The Firewitch dianthus produces bright-pink flowers that bloom the entire summer. Several types of Coreopsis produce different colors that bloom all summer long, as well. And Veronicas produce blue flowers that attract butterflies and are low maintenance.

Even grasses can be a low-maintenance way to beautify a garden.

“Ornamental grasses are always nice, because they give you a lot of texture in the garden. They’re very low maintenance — they come up, they do their thing. I leave them up during the wintertime. You cut them back around St. Patrick’s Day. You do the same the next year. Very low maintenance.”

The final piece to a complete garden is annuals. These plants die at the end of every year but they bloom for 100 percent of the time during the summer, according to Oltmann, so they are a good way to complement the perennials and add some color, plus new ones can be chosen every year to give you a way to change things up a little bit while maintaining the same basic structure.

You will be happy to know that science and engineering have also made many plants more easy to deal with, such as the historically picky hydrangea. Oltmann said there are now hydrangeas that can be grown just about anywhere — which did not use to be the case.

One thing to keep in mind, though, is to not pick everything that blooms at the same time. Oltmann said all the signs at Old Heritage show the bloom times for the plants to help with this.

“Pick things that bloom at different times of the year so that you have something out there all the time,” Oltmann said. “It’s always nice to go in and pick everything that looks nice right now, but you’ve got to plan. It might look all nice when you first plant it, but four weeks from now what’s it going to look like?”

Then, in the fall after the first frost, Oltmann recommends going out and cutting back the perennials after they have gone dormant.

After this has been done and all the colorful flowers have disappeared for the gloomy winter, you will see the wisdom of having planted a dwarf juniper or dwarf spruce earlier.

“Always try to put something that’s evergreen in there so there is something nice to look at in the winter.”

Vegetables in pots

For those with limited space or who rent an apartment with nothing more than some balcony space, vegetables can be grown in pots, rather than in the ground.

As with flowers, it is all about the soil.

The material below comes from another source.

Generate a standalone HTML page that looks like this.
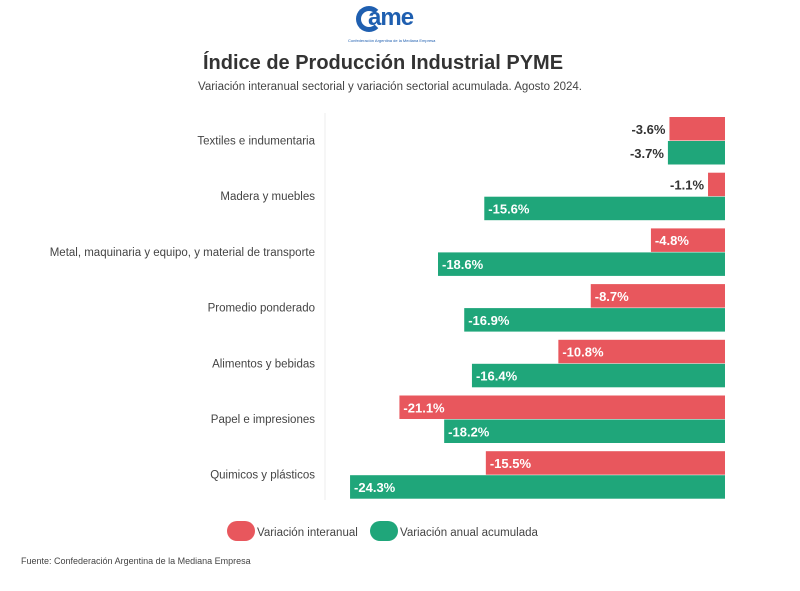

Prepare the soil with some compost and make sure to use potting soil, not topsoil. Potting soil drains better and “that’s the key thing in a pot, you want the drainage,” Oltmann said.

Tomatoes do better in a more acidic soil, so Oltmann said he always adds sphagnum peat moss to the soil when he plants tomatoes.

Cherry tomatoes or a specifically bred patio tomato work best in a pot. The Husky Cherry Tomato has a sturdy stem that stays upright in a pot, which is important. Basically, it is all about size when it comes to pot-grown vegetables.

“Some of those really big ones, they don’t really do as well,” Oltmann said. “It’s a medium-sized fruit that you probably have to go for for growing in a pot.”

Oltmann added that peppers are great for growing in a pot, and with peppers you can always plant herbs around the edges of the pot.